Better made by actually accumilating it in selling the use of the road, not holing up.
: SDF: I didn't say it was. (Maybe if you actually read E.P. Thompson's THE MAKING OF THE ENGLISH WORKING CLASS you'd find out about the statist historical origins of capitalism.)
And that would make me reject liberty in property?
: I don't think one has to have any philosophical objection to "liberty based capitalism" to understand its impracticality in the present day.
If you mean that statism grows arounf abundance like a weed then I agree there is need for a weed killer, but not to throw out the baby with the bathwater.
: To summarize -- to make people behave like capitalists
you mean like the 'capitalist' state wanted, ie state dependant state feeding.
: Merely removing the state does not abolish the repressive context of capitalism, the context created by statist capitalism -- and, as I have already explained time and time again, those with a business interest in the state will re-invent the state if, supposing some feat of magic with the power to abolish Earth's enormous nuclear stockpiles, the state is abolished without removing its capitalist context.

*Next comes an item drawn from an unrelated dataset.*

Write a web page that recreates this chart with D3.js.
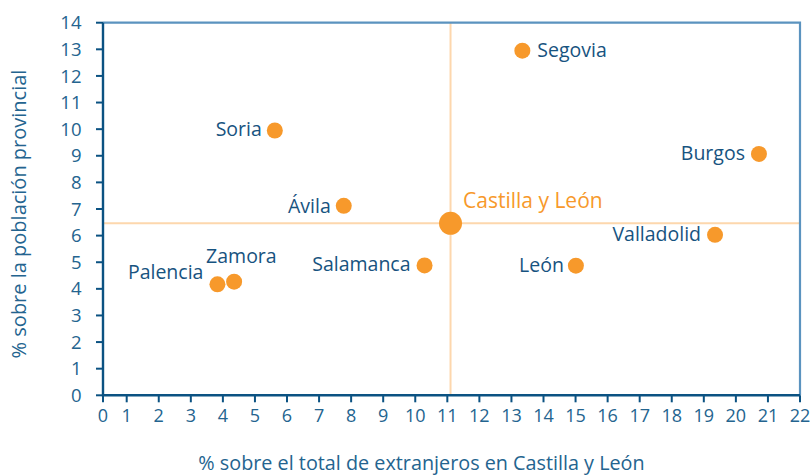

Yes thats a good point, I fear the same - the second rate wealthy would try to shore up against superior up and coming ability and state makes the job oh so easy. But socialising property does not resolve the problem of state creation, in fact I believe it makes it, sadly, inevitable.
: If you really want to abolish the state, you'll have to radically re-distribute power, wealth, and resources in favor of the working classes of the world, by organizing a popular revolution against the state.
Yes, the unholy marriage of liberty and state has resulted in a status quo. I would prefer to remove the protectors of the power brokers, not to distill each persons interest into a collective for the sake of a few.